L'idea di raderlo al suolo per ricostruirvi case in stile anticato, espungendo da una piazza composita l'eredità più recente e apparentemente più scomoda, non piace a tutti: 15mila cittadini hanno firmato una petizione contro l'abbattimento degli edifici di epoca comunista; sul sito "potsdamermitteneudenken.de" si raccolgono idee per trasformare la Fachhochschule in uno spazio di condivisione e di ricerca; i centri sociali più vivi organizzano una resistenza, denunciando tra l'altro l'oscenità delle architetture "di sostituzione" (il brutto cubo grigio del Bildungsforum eretto di fresco in piazza dell'Unità, a pochi metri; la triste stazione ferroviaria). Ma lo spirito dei tempi va in senso contrario. Sfuggita ai fantasmi del XX secolo (il Passo del secolo di W. Mattheuer, nel cortile del Palais Barberini, mostra un uomo che fa a un tempo il saluto nazista e il pugno chiuso), aleggia di nuovo, prepotente dopo la mega-mostra del centenario (2012), l'ombra di Federico II, le cui spoglie mortali furono traslate proprio a Potsdam nell'agosto del 1991 in una controversa cerimonia notturna alla presenza di Helmut Kohl - all'epoca, un migliaio di contestatori antimilitaristi, che ricordavano l'analogo omaggio di Hitler in quel fatale marzo del '33, erano stati dispersi dalla polizia.

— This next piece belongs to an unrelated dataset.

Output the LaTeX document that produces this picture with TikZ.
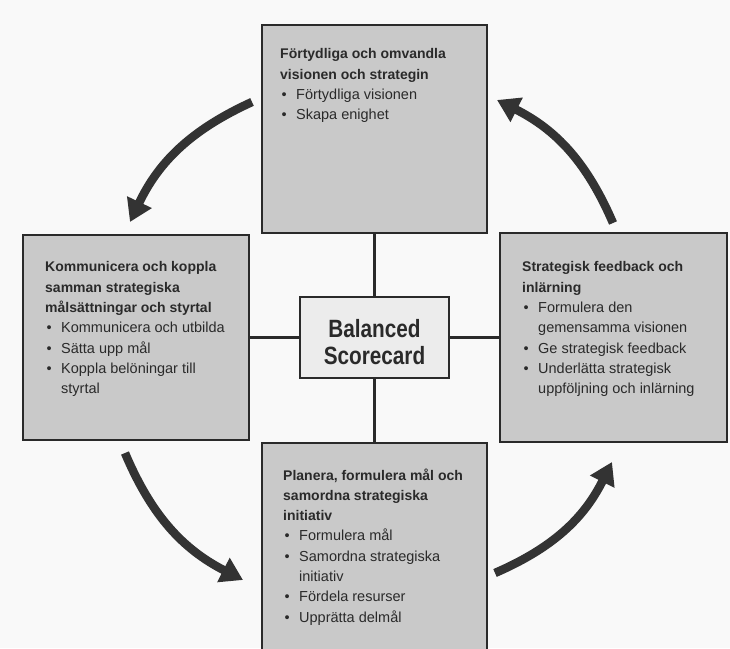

Oggi il culto degli Hohenzollern, come osservano anche i visitatori più distratti di Berlino, presiede al rifacimento ex nihilo del loro castello, proprio dinanzi al Duomo della capitale: un monumentale falso architettonico volto a riempire "come una volta" la defunta piazza Marx-Engels, creata nel 1950 dopo la demolizione del castello vero (danneggiato dalla guerra), e contornata negli anni '70 dal parlamento della DDR, che dopo la caduta del Muro venne prima bonificato dall'amianto e poi - al termine di una sapiente campagna mediatica - definitivamente raso al suolo nel 2008.